## What you are asked to do
Write the material out again in full, word for word. Do not include the pictures.

"""

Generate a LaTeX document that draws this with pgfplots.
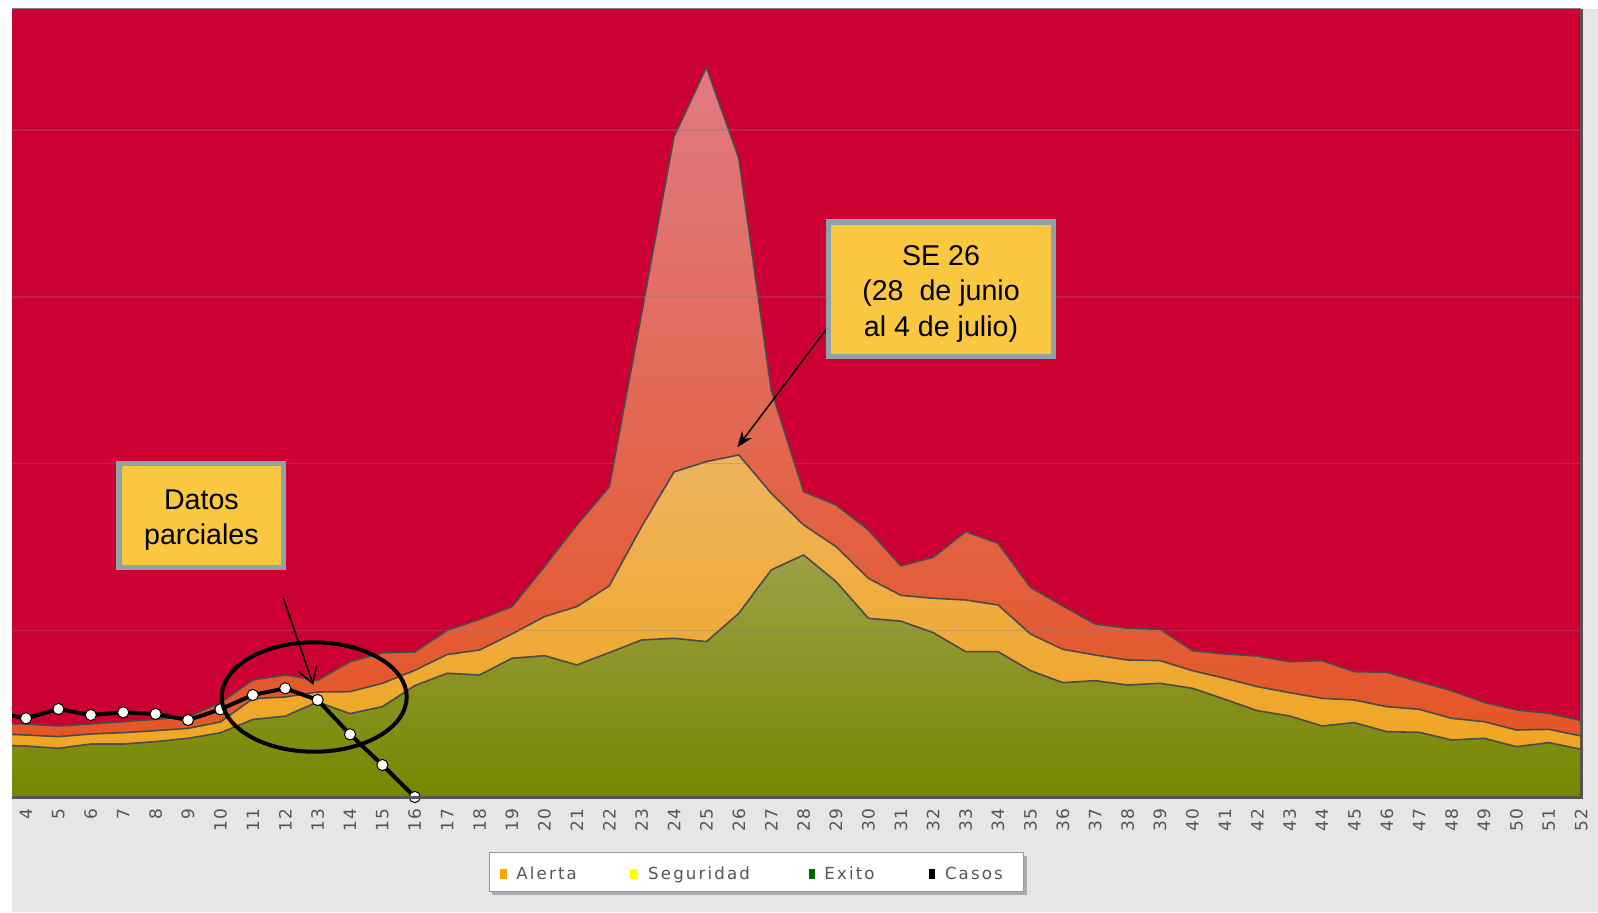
\documentclass[border=0pt]{standalone}
\usepackage{pgfplots}
\pgfplotsset{compat=1.18}
\usepackage{pgfplotstable}
\usetikzlibrary{arrows.meta}
\usepackage{fontspec}
\setmainfont{Liberation Sans}
\newfontfamily\tickfamily[LetterSpace=10]{DejaVu Sans}
\newfontfamily\legfamily[LetterSpace=13]{DejaVu Sans}
\newcommand\tickfont{\tickfamily\fontsize{8.5}{10}\selectfont}
\newcommand\legfont{\legfamily\fontsize{8.3}{10}\selectfont}

\definecolor{bgred}{HTML}{CC0033}
\definecolor{alertbot}{HTML}{E5531E}
\definecolor{alerttop}{HTML}{E07A82}
\definecolor{segbot}{HTML}{F0A418}
\definecolor{segtop}{HTML}{EEB35E}
\definecolor{exbot}{HTML}{768700}
\definecolor{extop}{HTML}{9DA045}
\definecolor{edge}{HTML}{4A4A4A}
\definecolor{panel}{HTML}{E6E6E6}
\definecolor{boxfill}{HTML}{F9C740}
\definecolor{boxedge}{HTML}{8DA3A6}
\definecolor{tickgray}{HTML}{555555}
\definecolor{leggray}{HTML}{555555}
\definecolor{legorange}{HTML}{FFA500}
\definecolor{legyellow}{HTML}{FFFF00}
\definecolor{leggreen}{HTML}{006600}

\pgfplotstableread{
w E S A
3 0.310 0.380 0.440
4 0.306 0.372 0.438
5 0.292 0.362 0.426
6 0.318 0.378 0.438
7 0.318 0.386 0.452
8 0.332 0.398 0.466
9 0.352 0.412 0.482
10 0.385 0.450 0.565
11 0.465 0.590 0.702
12 0.485 0.600 0.732
13 0.570 0.630 0.700
14 0.500 0.632 0.812
15 0.542 0.682 0.865
16 0.668 0.760 0.870
17 0.742 0.855 1.000
18 0.732 0.882 1.066
19 0.832 0.978 1.142
20 0.848 1.082 1.382
21 0.792 1.142 1.632
22 0.866 1.266 1.860
23 0.942 1.622 2.900
24 0.952 1.950 3.961
25 0.932 2.012 4.377
26 1.102 2.052 3.831
27 1.362 1.822 2.441
28 1.452 1.632 1.832
29 1.292 1.502 1.752
30 1.072 1.312 1.602
31 1.055 1.210 1.387
32 0.986 1.192 1.438
33 0.872 1.182 1.592
34 0.872 1.152 1.522
35 0.758 0.978 1.258
36 0.686 0.886 1.146
37 0.698 0.852 1.038
38 0.672 0.822 1.012
39 0.682 0.818 1.006
40 0.652 0.758 0.878
41 0.586 0.712 0.858
42 0.518 0.662 0.846
43 0.486 0.626 0.812
44 0.426 0.592 0.818
45 0.446 0.582 0.752
46 0.392 0.542 0.748
47 0.388 0.526 0.692
48 0.342 0.472 0.638
49 0.352 0.452 0.568
50 0.302 0.402 0.522
51 0.326 0.406 0.502
52 0.286 0.366 0.458
}\bands

\pgfplotstableread{
w C
3 0.510
4 0.472
5 0.528
6 0.492
7 0.508
8 0.498
9 0.462
10 0.526
11 0.612
12 0.652
13 0.582
14 0.376
15 0.192
16 0.000
}\casos

\begin{document}
\begin{tikzpicture}
\useasboundingbox (0,0) rectangle (799pt,456pt);
\fill[white] (0,0) rectangle (799pt,456pt);
\fill[panel] (6pt,0) rectangle (799pt,451.5pt);

\begin{axis}[
  at={(6pt,57.5pt)}, anchor=south west,
  scale only axis, width=784.6pt, height=394pt,
  xmin=3.5679, xmax=52, ymin=0, ymax=4.727,
  axis background/.style={fill=bgred},
  axis on top,
  axis line style={draw=none},
  xtick={4,...,52}, ytick={1,2,3,4}, yticklabels={},
  ymajorgrids,
  major grid style={draw=gray, opacity=0.32, line width=0.8pt},
  major tick length=0pt,
  /pgf/number format/assume math mode=true,
  xticklabel style={font=\tickfont, text=tickgray, yshift=-5.5pt, rotate=90, anchor=east, inner sep=0pt},
  clip=true,
]
\addplot[draw=none, top color=alerttop, bottom color=alertbot] table[x=w, y=A]{\bands} \closedcycle;
\addplot[draw=none, top color=segtop, bottom color=segbot] table[x=w, y=S]{\bands} \closedcycle;
\addplot[draw=none, top color=extop, bottom color=exbot] table[x=w, y=E]{\bands} \closedcycle;
\addplot[edge, line width=0.8pt, mark=none, line join=round] table[x=w, y=A]{\bands};
\addplot[edge, line width=0.8pt, mark=none, line join=round] table[x=w, y=S]{\bands};
\addplot[edge, line width=0.8pt, mark=none, line join=round] table[x=w, y=E]{\bands};
\addplot[black, line width=2pt, mark=none, line join=round] table[x=w, y=C]{\casos};
\addplot[only marks, mark=*, mark size=2.8pt, mark options={fill=white, draw=black, line width=0.5pt}]
  table[x=w, y=C, skip coords between index={0}{1}]{\casos};
\end{axis}

\draw[line width=1.5pt, draw=tickgray] (current axis.south west) -- (current axis.south east) -- (current axis.north east);
\draw[line width=0.5pt, draw=gray] (current axis.north west) -- (current axis.north east);

\begin{scope}[x=0.5pt, y=-0.5pt, yshift=456pt]
  % SE 26 annotation
  \draw[line width=0.75pt, -{Stealth[length=8pt, width=6pt]}] (828,327) -- (737.3,447.3);
  \node[draw=boxedge, line width=2.6pt, fill=boxfill, minimum width=112.4pt, minimum height=67.2pt,
        inner sep=0pt] at (941,289.2) {};
  \node[inner sep=0pt, align=center, font={\fontsize{14.3}{17.75}\selectfont}] at (941,293.6)
        {SE 26\\(28\ \ de junio\\al 4 de julio)};
  % Datos parciales annotation
  \node[draw=boxedge, line width=2.6pt, fill=boxfill, minimum width=82.4pt, minimum height=52.1pt,
        inner sep=0pt] at (201.4,515.3) {};
  \node[inner sep=0pt, align=center, font={\fontsize{14.3}{17.2}\selectfont}] at (201.4,520.3)
        {Datos\\parciales};
  \draw[line width=0.75pt, -{Straight Barb[length=8pt, width=9.5pt]}] (283.3,598) -- (313.3,685);
  \draw[line width=2pt] (314.2,697) ellipse [x radius=46.25pt, y radius=27.35pt];

  % legend
  \fill[black, opacity=0.25] (492.3,855.7) rectangle (1026.7,894.7);
  \draw[draw=gray!80, fill=white, line width=0.5pt] (489.3,852.7) rectangle (1023.7,891.7);
  \fill[legorange] (500.4,869) rectangle (507,879);
  \fill[legyellow] (629.9,869) rectangle (636.6,879);
  \fill[leggreen] (808.5,869) rectangle (815,879);
  \fill[black] (929,869) rectangle (935,879);
  \node[anchor=base west, inner sep=0pt, font=\legfont, text=leggray] at (516,879.3) {Alerta};
  \node[anchor=base west, inner sep=0pt, font=\legfont, text=leggray] at (647.8,879.3) {Seguridad};
  \node[anchor=base west, inner sep=0pt, font=\legfont, text=leggray] at (824,879.3) {Exito};
  \node[anchor=base west, inner sep=0pt, font=\legfont, text=leggray] at (944.6,879.3) {Casos};
\end{scope}
\end{tikzpicture}
\end{document}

"""

## Answer for the task
Generate a LaTeX document that draws this with pgfplots.
\documentclass[border=0pt]{standalone}
\usepackage{pgfplots}
\pgfplotsset{compat=1.18}
\usepackage{pgfplotstable}
\usetikzlibrary{arrows.meta}
\usepackage{fontspec}
\setmainfont{Liberation Sans}
\newfontfamily\tickfamily[LetterSpace=10]{DejaVu Sans}
\newfontfamily\legfamily[LetterSpace=13]{DejaVu Sans}
\newcommand\tickfont{\tickfamily\fontsize{8.5}{10}\selectfont}
\newcommand\legfont{\legfamily\fontsize{8.3}{10}\selectfont}

\definecolor{bgred}{HTML}{CC0033}
\definecolor{alertbot}{HTML}{E5531E}
\definecolor{alerttop}{HTML}{E07A82}
\definecolor{segbot}{HTML}{F0A418}
\definecolor{segtop}{HTML}{EEB35E}
\definecolor{exbot}{HTML}{768700}
\definecolor{extop}{HTML}{9DA045}
\definecolor{edge}{HTML}{4A4A4A}
\definecolor{panel}{HTML}{E6E6E6}
\definecolor{boxfill}{HTML}{F9C740}
\definecolor{boxedge}{HTML}{8DA3A6}
\definecolor{tickgray}{HTML}{555555}
\definecolor{leggray}{HTML}{555555}
\definecolor{legorange}{HTML}{FFA500}
\definecolor{legyellow}{HTML}{FFFF00}
\definecolor{leggreen}{HTML}{006600}

\pgfplotstableread{
w E S A
3 0.310 0.380 0.440
4 0.306 0.372 0.438
5 0.292 0.362 0.426
6 0.318 0.378 0.438
7 0.318 0.386 0.452
8 0.332 0.398 0.466
9 0.352 0.412 0.482
10 0.385 0.450 0.565
11 0.465 0.590 0.702
12 0.485 0.600 0.732
13 0.570 0.630 0.700
14 0.500 0.632 0.812
15 0.542 0.682 0.865
16 0.668 0.760 0.870
17 0.742 0.855 1.000
18 0.732 0.882 1.066
19 0.832 0.978 1.142
20 0.848 1.082 1.382
21 0.792 1.142 1.632
22 0.866 1.266 1.860
23 0.942 1.622 2.900
24 0.952 1.950 3.961
25 0.932 2.012 4.377
26 1.102 2.052 3.831
27 1.362 1.822 2.441
28 1.452 1.632 1.832
29 1.292 1.502 1.752
30 1.072 1.312 1.602
31 1.055 1.210 1.387
32 0.986 1.192 1.438
33 0.872 1.182 1.592
34 0.872 1.152 1.522
35 0.758 0.978 1.258
36 0.686 0.886 1.146
37 0.698 0.852 1.038
38 0.672 0.822 1.012
39 0.682 0.818 1.006
40 0.652 0.758 0.878
41 0.586 0.712 0.858
42 0.518 0.662 0.846
43 0.486 0.626 0.812
44 0.426 0.592 0.818
45 0.446 0.582 0.752
46 0.392 0.542 0.748
47 0.388 0.526 0.692
48 0.342 0.472 0.638
49 0.352 0.452 0.568
50 0.302 0.402 0.522
51 0.326 0.406 0.502
52 0.286 0.366 0.458
}\bands

\pgfplotstableread{
w C
3 0.510
4 0.472
5 0.528
6 0.492
7 0.508
8 0.498
9 0.462
10 0.526
11 0.612
12 0.652
13 0.582
14 0.376
15 0.192
16 0.000
}\casos

\begin{document}
\begin{tikzpicture}
\useasboundingbox (0,0) rectangle (799pt,456pt);
\fill[white] (0,0) rectangle (799pt,456pt);
\fill[panel] (6pt,0) rectangle (799pt,451.5pt);

\begin{axis}[
  at={(6pt,57.5pt)}, anchor=south west,
  scale only axis, width=784.6pt, height=394pt,
  xmin=3.5679, xmax=52, ymin=0, ymax=4.727,
  axis background/.style={fill=bgred},
  axis on top,
  axis line style={draw=none},
  xtick={4,...,52}, ytick={1,2,3,4}, yticklabels={},
  ymajorgrids,
  major grid style={draw=gray, opacity=0.32, line width=0.8pt},
  major tick length=0pt,
  /pgf/number format/assume math mode=true,
  xticklabel style={font=\tickfont, text=tickgray, yshift=-5.5pt, rotate=90, anchor=east, inner sep=0pt},
  clip=true,
]
\addplot[draw=none, top color=alerttop, bottom color=alertbot] table[x=w, y=A]{\bands} \closedcycle;
\addplot[draw=none, top color=segtop, bottom color=segbot] table[x=w, y=S]{\bands} \closedcycle;
\addplot[draw=none, top color=extop, bottom color=exbot] table[x=w, y=E]{\bands} \closedcycle;
\addplot[edge, line width=0.8pt, mark=none, line join=round] table[x=w, y=A]{\bands};
\addplot[edge, line width=0.8pt, mark=none, line join=round] table[x=w, y=S]{\bands};
\addplot[edge, line width=0.8pt, mark=none, line join=round] table[x=w, y=E]{\bands};
\addplot[black, line width=2pt, mark=none, line join=round] table[x=w, y=C]{\casos};
\addplot[only marks, mark=*, mark size=2.8pt, mark options={fill=white, draw=black, line width=0.5pt}]
  table[x=w, y=C, skip coords between index={0}{1}]{\casos};
\end{axis}

\draw[line width=1.5pt, draw=tickgray] (current axis.south west) -- (current axis.south east) -- (current axis.north east);
\draw[line width=0.5pt, draw=gray] (current axis.north west) -- (current axis.north east);

\begin{scope}[x=0.5pt, y=-0.5pt, yshift=456pt]
  % SE 26 annotation
  \draw[line width=0.75pt, -{Stealth[length=8pt, width=6pt]}] (828,327) -- (737.3,447.3);
  \node[draw=boxedge, line width=2.6pt, fill=boxfill, minimum width=112.4pt, minimum height=67.2pt,
        inner sep=0pt] at (941,289.2) {};
  \node[inner sep=0pt, align=center, font={\fontsize{14.3}{17.75}\selectfont}] at (941,293.6)
        {SE 26\\(28\ \ de junio\\al 4 de julio)};
  % Datos parciales annotation
  \node[draw=boxedge, line width=2.6pt, fill=boxfill, minimum width=82.4pt, minimum height=52.1pt,
        inner sep=0pt] at (201.4,515.3) {};
  \node[inner sep=0pt, align=center, font={\fontsize{14.3}{17.2}\selectfont}] at (201.4,520.3)
        {Datos\\parciales};
  \draw[line width=0.75pt, -{Straight Barb[length=8pt, width=9.5pt]}] (283.3,598) -- (313.3,685);
  \draw[line width=2pt] (314.2,697) ellipse [x radius=46.25pt, y radius=27.35pt];

  % legend
  \fill[black, opacity=0.25] (492.3,855.7) rectangle (1026.7,894.7);
  \draw[draw=gray!80, fill=white, line width=0.5pt] (489.3,852.7) rectangle (1023.7,891.7);
  \fill[legorange] (500.4,869) rectangle (507,879);
  \fill[legyellow] (629.9,869) rectangle (636.6,879);
  \fill[leggreen] (808.5,869) rectangle (815,879);
  \fill[black] (929,869) rectangle (935,879);
  \node[anchor=base west, inner sep=0pt, font=\legfont, text=leggray] at (516,879.3) {Alerta};
  \node[anchor=base west, inner sep=0pt, font=\legfont, text=leggray] at (647.8,879.3) {Seguridad};
  \node[anchor=base west, inner sep=0pt, font=\legfont, text=leggray] at (824,879.3) {Exito};
  \node[anchor=base west, inner sep=0pt, font=\legfont, text=leggray] at (944.6,879.3) {Casos};
\end{scope}
\end{tikzpicture}
\end{document}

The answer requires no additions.